Walden and Shimkus said they won’t join the two House Republicans, Reps. Francis Rooney of Florida and Brian Fitzpatrick of Pennsylvania, who support a carbon tax.

“We have been around this long enough where the miracle solution was cap and trade,” Walden said, noting Democrats’ failed climate pricing attempt in 2009. “So the new miracle is, ‘Oh, let’s just tax carbon and then we’ll redistribute the funds to selected industries or to people and create a whole new federal program.’ It becomes the next new tax and the next new revenue source for government.”

The two Republicans insist there are bipartisan short-term opportunities for legislation. They emphasized their cooperative relationship with Rep. Paul Tonko, D-N.Y., chairman of the Energy and Commerce Committee’s subcommittee that handles environment and climate change. Walden and Shimkus support aspects of a framework to address climate change that Tonko released in March.

Tonko told the Washington Examiner he is “gratified” that his Republican colleagues have expressed open-mindedness to his proposal, but he said Walden and Shimkus must deliver more.

“Innovation is not the only tool in our toolbox, and on its own it will fall short of the response we need to the crisis we now face,” Tonko said in a statement. “Even in this area, our Republican colleagues have yet to offer tangible solutions that deliver the resources necessary to achieve even modest emissions reductions.”

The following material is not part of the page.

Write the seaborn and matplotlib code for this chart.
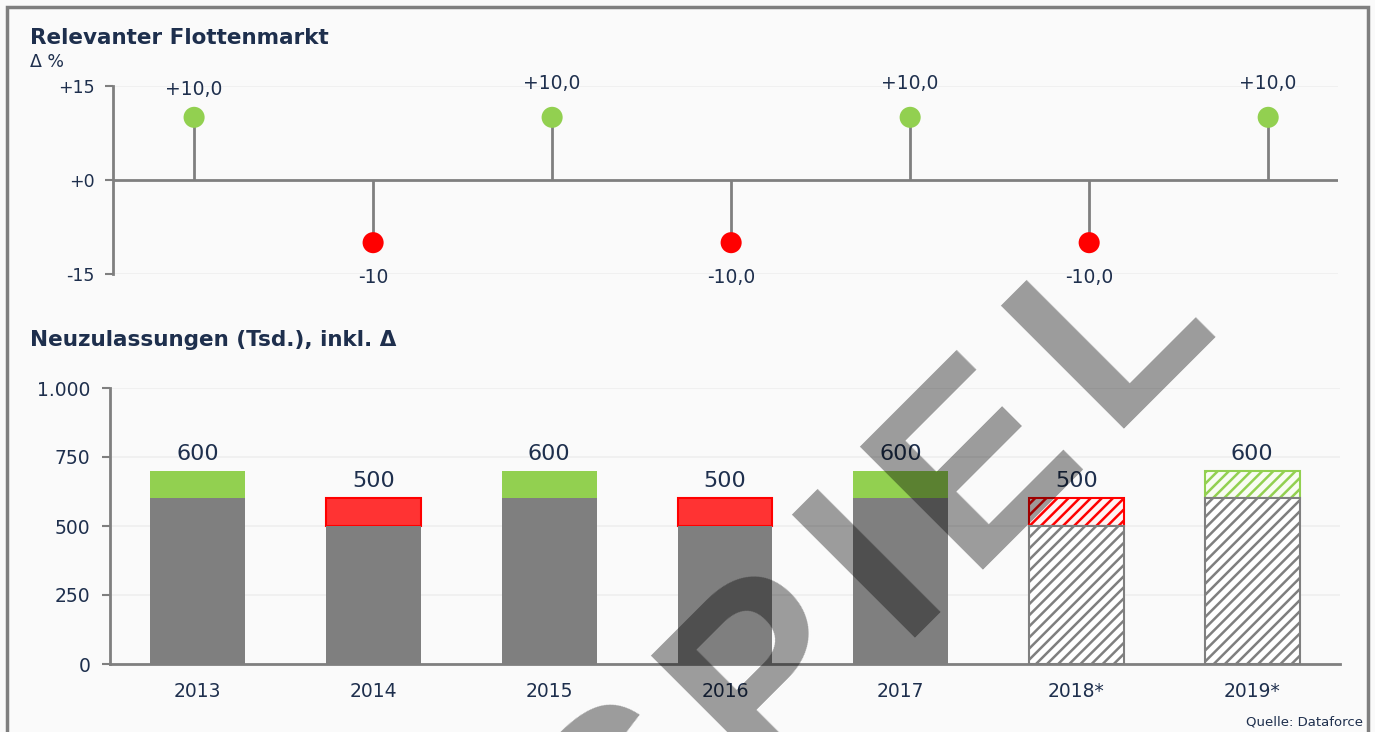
import matplotlib
matplotlib.use("Agg")
import matplotlib.pyplot as plt
import matplotlib.patches as mpatches
import numpy as np
import seaborn as sns

# data
market_change = [10, -10, 10, -10, 10, -10, 10]
market_labels = ['+10,0', '-10', '+10,0', '-10,0', '+10,0', '-10,0', '+10,0']
years = ['2013', '2014', '2015', '2016', '2017', '2018*', '2019*']
registrations = [600, 500, 600, 500, 600, 500, 600]
reg_delta = [100, -100, 100, -100, 100, -100, 100]
forecast = [False, False, False, False, False, True, True]

GREEN = '#92d050'
RED = '#ff0000'
RED_BAR = '#ff3333'
GREY = '#7f7f7f'
TXT = '#1e2f4d'
BG = '#fafafa'

sns.set_style('white')
plt.rcParams['font.family'] = ['DejaVu Sans']
plt.rcParams['hatch.linewidth'] = 1.8

W, H = 1375, 732
fig = plt.figure(figsize=(W / 100, H / 100), dpi=100, facecolor=BG)


def fx(px):
    return px / W


def fy(py):
    return 1 - py / H


# ---- top: lollipop ----
ax1 = fig.add_axes([fx(113), fy(274), fx(1338) - fx(113), fy(86) - fy(274)])
ax1.set_facecolor(BG)
xp = np.arange(len(market_change))
ax1.axhline(0, color=GREY, lw=2, zorder=1)
for v in (15, -15):
    ax1.axhline(v, color='#eeeeee', lw=1.2, zorder=0)
ax1.vlines(xp, 0, market_change, color=GREY, lw=2, zorder=2)
pt_colors = [GREEN if v > 0 else RED for v in market_change]
sns.scatterplot(x=xp, y=market_change, hue=xp, palette=pt_colors, s=230,
                edgecolor='none', legend=False, ax=ax1, zorder=3)
for i, (v, lab) in enumerate(zip(market_change, market_labels)):
    off = 24 if v > 0 else -25
    if i == 0:
        off = 20
    ax1.annotate(lab, (i, v), xytext=(0, off), textcoords='offset points',
                 ha='center', va='center', fontsize=13.5, color=TXT)
ax1.set_xlim(-0.453, 6.39)
ax1.set_ylim(-15, 15)
ax1.set_yticks([15, 0, -15])
ax1.set_yticklabels(['+15', '+0', '-15'])
ax1.set_xticks([])
for s in ['top', 'right', 'bottom']:
    ax1.spines[s].set_visible(False)
ax1.spines['left'].set_color(GREY)
ax1.spines['left'].set_linewidth(2)
ax1.tick_params(axis='y', length=6, width=1.5, color=GREY, pad=7,
                labelsize=12.5, labelcolor=TXT, left=True)

# ---- bottom: bars ----
ax2 = fig.add_axes([fx(110), fy(664), fx(1340) - fx(110), fy(388) - fy(664)])
ax2.set_facecolor(BG)
totals = [b + abs(d) for b, d in zip(registrations, reg_delta)]
seg_colors = [GREEN if d > 0 else RED_BAR for d in reg_delta]
sns.barplot(x=years, y=totals, hue=years, palette=seg_colors, saturation=1,
            width=0.54, legend=False, ax=ax2, zorder=2)
sns.barplot(x=years, y=registrations, color=GREY, saturation=1,
            width=0.54, ax=ax2, zorder=2)
n = len(years)
seg_patches = ax2.patches[:n]
base_patches = ax2.patches[n:]
for i in range(n):
    sp = seg_patches[i]
    bp = base_patches[i]
    # delta segment sits on top of the base value
    sp.set_y(registrations[i])
    sp.set_height(abs(reg_delta[i]))
    bp.set_edgecolor('none')
    if reg_delta[i] < 0:
        sp.set_edgecolor(RED)
        sp.set_linewidth(1.5)
    else:
        sp.set_edgecolor('none')
    if forecast[i]:
        bp.set_facecolor('white')
        bp.set_edgecolor(GREY)
        bp.set_linewidth(1.5)
        bp.set_hatch('///')
        sp.set_facecolor('#fff4f4' if reg_delta[i] < 0 else '#f8fcf2')
        sp.set_edgecolor(RED if reg_delta[i] < 0 else GREEN)
        sp.set_linewidth(1.5)
        sp.set_hatch('///')
for i, (t, v) in enumerate(zip(totals, registrations)):
    ax2.annotate(f'{v}', (i, t), xytext=(0, 5), textcoords='offset points',
                 ha='center', va='bottom', fontsize=16, color=TXT)
ax2.set_xlim(-0.5, 6.5)
ax2.set_ylim(0, 1000)
ax2.set_yticks([0, 250, 500, 750, 1000])
ax2.set_yticklabels(['0', '250', '500', '750', '1.000'])
ax2.yaxis.grid(True, color='#eeeeee', lw=1.2, zorder=0)
ax2.set_axisbelow(True)
ax2.set_xlabel('')
ax2.set_ylabel('')
for s in ['top', 'right']:
    ax2.spines[s].set_visible(False)
for s in ['left', 'bottom']:
    ax2.spines[s].set_color(GREY)
    ax2.spines[s].set_linewidth(2)
ax2.tick_params(axis='y', length=6, width=1.5, color=GREY, pad=8,
                labelsize=13.5, labelcolor=TXT, left=True)
ax2.tick_params(axis='x', length=0, pad=13, labelsize=13.5, labelcolor=TXT)

# ---- titles, notes, frame ----
fig.text(fx(30), fy(38), 'Relevanter Flottenmarkt', fontsize=15.5,
         fontweight='bold', color=TXT, va='center', ha='left')
fig.text(fx(30), fy(62), 'Δ %', fontsize=12.5, color=TXT, va='center', ha='left')
fig.text(fx(30), fy(340), 'Neuzulassungen (Tsd.), inkl. Δ', fontsize=15.5,
         fontweight='bold', color=TXT, va='center', ha='left')
fig.text(fx(1363), fy(722), 'Quelle: Dataforce', fontsize=9.5, color=TXT,
         va='center', ha='right')
fig.patches.append(mpatches.Rectangle((fx(7), fy(760)), fx(1368) - fx(7),
                                      fy(7) - fy(760), transform=fig.transFigure,
                                      fill=False, edgecolor=GREY, lw=2.5))

# watermark "(BEI)SPIEL", letters set along a 45 degree baseline with wide tracking
wm_letters = ['S', 'P', 'I', 'E', 'L']
wm_offsets = [-205, -16, 184, 280, 479]   # px along baseline
for ch, u in zip(wm_letters, wm_offsets):
    px = (1536 + u * np.sqrt(2)) / 2
    py = (1536 - u * np.sqrt(2)) / 2
    fig.text(fx(px), fy(py), ch, rotation=45, rotation_mode='anchor',
             ha='left', va='baseline', fontsize=182, fontweight='bold',
             family='Liberation Sans', color='black', alpha=0.38, zorder=10)

fig.savefig('out.png', dpi=100, facecolor=BG)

Prospects for bipartisan cooperation, say Walden and Shimkus, include streamlining permitting for building energy infrastructure, such as transmission lines, and upgrading existing equipment to buffer against extreme weather; improving energy efficiency in publicly funded projects; modernizing the electricity grid to accommodate the use of more wind and solar; and spending on research and development into clean energy technologies, including carbon capture on fossil fuel plants and battery storage.